Intel's Itanium chip marks a new direction in the world of CPUs. Unlike earlier CISC processors such as the x86 and RISC designs such as the Sun Sparc, the Itanium is a Very Long Instruction Word (VLIW) processor. VLIW processors read instruction strings, or "words" that are composed of multiple instructions. Several specialized single-purpose processors have used the VLIW architecture, but the Itanium chip marks its first use in a general-purpose processor.
Moving the Itanium away from the x86 architecture eliminates the floating-point weaknesses that have long plagued the x86 family. This difference lets the Itanium deliver better performance than the x86—but at the cost of compatibility. The Itanium can run 32-bit x86 programs only in a performance-challenged emulation mode. In design, the Itanium more closely resembles a high-end RISC processor than it does an x86 predecessor. However, one big difference between the Itanium and the current technology that modern RISC processors use is the Itanium's use of enhanced parallel-processing techniques. Don't confuse this type of parallel processing with the parallel processing that multiple-processor SMP systems such as the Xeon offer. The Itanium's parallelism comes from the CPU's ability to process more than one instruction at a time—a task most RISC systems do poorly. Intel's name for this new parallel-processing design is Explicitly Parallel Instruction Computing (EPIC). Itanium's EPIC architecture can process up to six instructions in parallel per clock cycle. The ability to execute multiple instructions per cycle makes traditional speed measurements based solely on clock speed misleading for the Itanium processor.
Unlike the Pentium, the EPIC architecture removes the need for the CPU to perform complex, out-of-order processing to obtain speed optimizations. Instead, the job of parallelizing the machine instruction scheme falls to the compiler. A compiler reads in the program source code and creates executable instructions for the processor to perform. This means that the compiler must determine the dependencies of each instruction as well as which instructions should run in parallel. This switch of responsibilities promises to make the processors simpler without the need for an instruction scheduler or hidden registers. However, it also means that the CPU's efficiency largely depends on the compiler's ability to optimize code for parallel processing.

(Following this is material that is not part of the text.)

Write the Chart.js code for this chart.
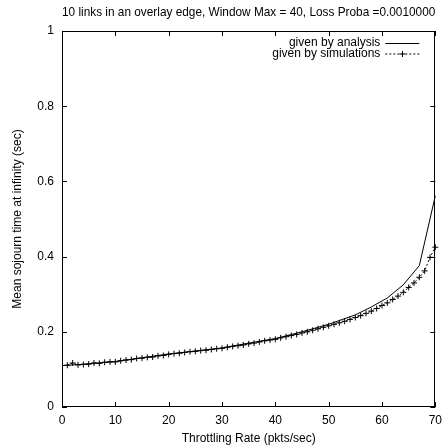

Another Itanium feature that's closely related to parallelism is called prediction. Prediction is a compiler-based technique of looking ahead to make more accurate predictions of which code branches the program will actually use. Today's processors, such as the Pentium, use branch prediction. In branch prediction, the processor spends part of its time performing calculations both for branches of related code that will be performed next and for unnecessary branches. The Itanium's compiler-based prediction lets it make better predictions about which branches the application will use, reducing unneeded calculations and letting the processor operate more efficiently.
Although the second-generation Itanium chip runs at a modest (by today's standards) 1GHz, the Itanium design is capable of 6 gigaflops (6 billion operations per second). The Itanium 2 has 32KB of on-chip Level 1 (L1) and 256KB of L2 cache, and it will be able to access up to 3MB of outboard L3 cache. It has 4 integer units, 2 floating-point units, and 328 registers to store numbers and instructions. The processor uses a new Slot M motherboard interface, and the system bus is 128 bits wide and runs at 400MHz. Intel builds the Itanium 2 using .18 micron die-set. (Essentially, the smaller the die-set, the better the performance.) Because it was designed with an eye toward the high-end supercomputing platform, the Itanium supports up to 512-way SMP servers.